Two weeks ago I found out there was. After discovering the app, periscope I did a live stream. It’s kind of awkward to hit broadcast and watch people message you as you speak. Before I did my own I watched a couple of other people do theirs. I saw saw live from a NY subway stop, a guy doing a broadcast about marketing, and an artist painting a sunset, and a teenage girl giggling about boys.
It was time for my very own social experiment. Could I ask these complete strangers to give me money for random acts of kindness? There in my living room I made a Gofundme and tried to sell the idea. The little voice in my head said no one would be even remotely interested in what I wanted to do.
Still, I sold the idea of giving. And then I waited.
First $25 then $50 the next day 3 people gave $10. By the end of two days I had $285. The following day, three days in, I would have $500.
A day after the money was put in my account, I promised the group id find a homeless person and take them off the snowy Philadelphia streets for lunch. I felt a rush of nervousness as I walked the streets. Would I find the right person? Would a homeless person even want to go to lunch? How do I ask?

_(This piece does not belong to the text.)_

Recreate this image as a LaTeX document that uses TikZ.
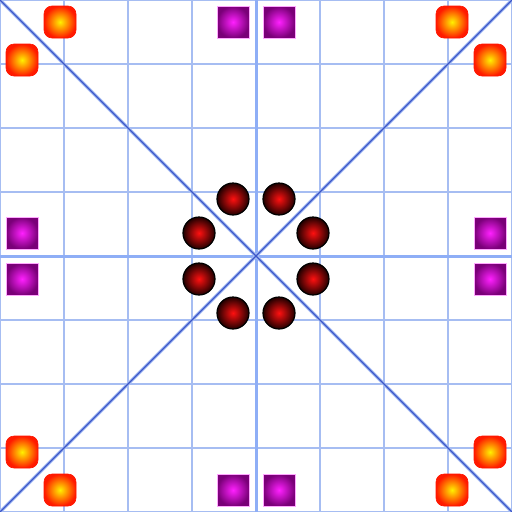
\documentclass[tikz,border=0pt]{standalone}
\usetikzlibrary{shadings}
\definecolor{gridblue}{HTML}{A6BDF2}
\definecolor{axisblue}{HTML}{8EAEF6}
\definecolor{diagblue}{HTML}{3A55C8}
\definecolor{halo}{HTML}{A8BEF4}
\definecolor{magc}{HTML}{FF20FF}
\definecolor{mago}{HTML}{7A0078}
\definecolor{orc}{HTML}{FFF000}
\definecolor{oro}{HTML}{FF1A00}
\definecolor{ballc}{HTML}{FF1010}
\definecolor{ballo}{HTML}{200000}
\tikzset{
  gridline/.style={draw=gridblue, line width=1.5},
  axisline/.style={draw=axisblue, line width=3},
  diaghalo/.style={draw=halo, line width=3.2},
  diagline/.style={draw=diagblue, line width=1.3},
  orbox/.style={minimum size=32, inner sep=0, rounded corners=8, draw=oro!80!red, line width=0.6,
     inner color=orc, outer color=oro},
  magbox/.style={minimum size=32, inner sep=0, draw=magc!40!white, line width=0.7,
     inner color=magc, outer color=mago},
  ball/.style={circle, minimum size=32, inner sep=0, draw=black, line width=1.2,
     inner color=ballc, outer color=ballo},
}
\begin{document}
\begin{tikzpicture}[x=1pt,y=-1pt]
\useasboundingbox (0,0) rectangle (512,512);
\fill[white] (0,0) rectangle (512,512);
\foreach \i in {0,64,128,192,320,384,448,512}{
  \draw[gridline] (\i,0) -- (\i,512);
  \draw[gridline] (0,\i) -- (512,\i);
}
\draw[axisline] (256,0) -- (256,512);
\draw[axisline] (0,256) -- (512,256);
\coordinate (tl) at (0,0);
\coordinate (tr) at (512,0);
\coordinate (bl) at (0,512);
\coordinate (br) at (512,512);
\draw[diaghalo] (tl) -- (br);
\draw[diaghalo] (tr) -- (bl);
\draw[diagline] (tl) -- (br);
\draw[diagline] (tr) -- (bl);
% orange rounded squares
\node[orbox] (o1) at (60,22) {};
\node[orbox] (o2) at (22,60) {};
\node[orbox] (o3) at (452,22) {};
\node[orbox] (o4) at (490,60) {};
\node[orbox] (o5) at (22,452) {};
\node[orbox] (o6) at (60,490) {};
\node[orbox] (o7) at (490,452) {};
\node[orbox] (o8) at (452,490) {};
% magenta squares
\node[magbox] (m1) at (233,22) {};
\node[magbox] (m2) at (279,22) {};
\node[magbox] (m3) at (233,490) {};
\node[magbox] (m4) at (279,490) {};
\node[magbox] (m5) at (22,233) {};
\node[magbox] (m6) at (22,279) {};
\node[magbox] (m7) at (490,233) {};
\node[magbox] (m8) at (490,279) {};
% balls
\node[ball] (b1) at (233,199) {};
\node[ball] (b2) at (279,199) {};
\node[ball] (b3) at (199,233) {};
\node[ball] (b4) at (313,233) {};
\node[ball] (b5) at (199,279) {};
\node[ball] (b6) at (313,279) {};
\node[ball] (b7) at (233,313) {};
\node[ball] (b8) at (279,313) {};
\end{tikzpicture}
\end{document}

It kind of just unfolded and soon I was at 5 Guy for over an hour learning about Tom. I found him on the corner of broad street with a lackluster sign and a solemn expression.
Once at lunch he smiled and shared that he was 36 and homeless for the last 6 years. He answered all of my questions open and honestly. Very honestly; he didnt eat fries because he has no bottom teeth. He also didn’t seem care that it was being filmed. Nor did he get defensive when I asked him why he does not work. In Tom, there’s a healthy balance of acceptance and authenticity.
I went out of my comfort zone with Tom, and in this way I’ve met so many other people who need help. Since Tom, I surprised a kind bathroom attendant with a big tip, and next week I’ll be meet with (and giving to) a woman who’s dedicated her entire life to stopping gun violence in north Philly.
I’ve been interviewed by the news, and they ask what the message of this project is about. Though people are getting a monetary gift, it has nothing to do with money. In a world that’s viewed as cold and unjust, it is a small reminder that there’s good everywhere. Ive learned that for some reason the effect of a stranger doing something kind has an particular effect on people.
Wholly, this experience is teaching me how I can effect someone I’ve never met by doing so little. Consciously being aware of your ripple effect in this world is a powerful gift.
I’m not sure who the rest of the gifts will go to, but I am sure that I will share the stories and cherish the time I have to spread presence and connection with people who’s paths I would never have crossed.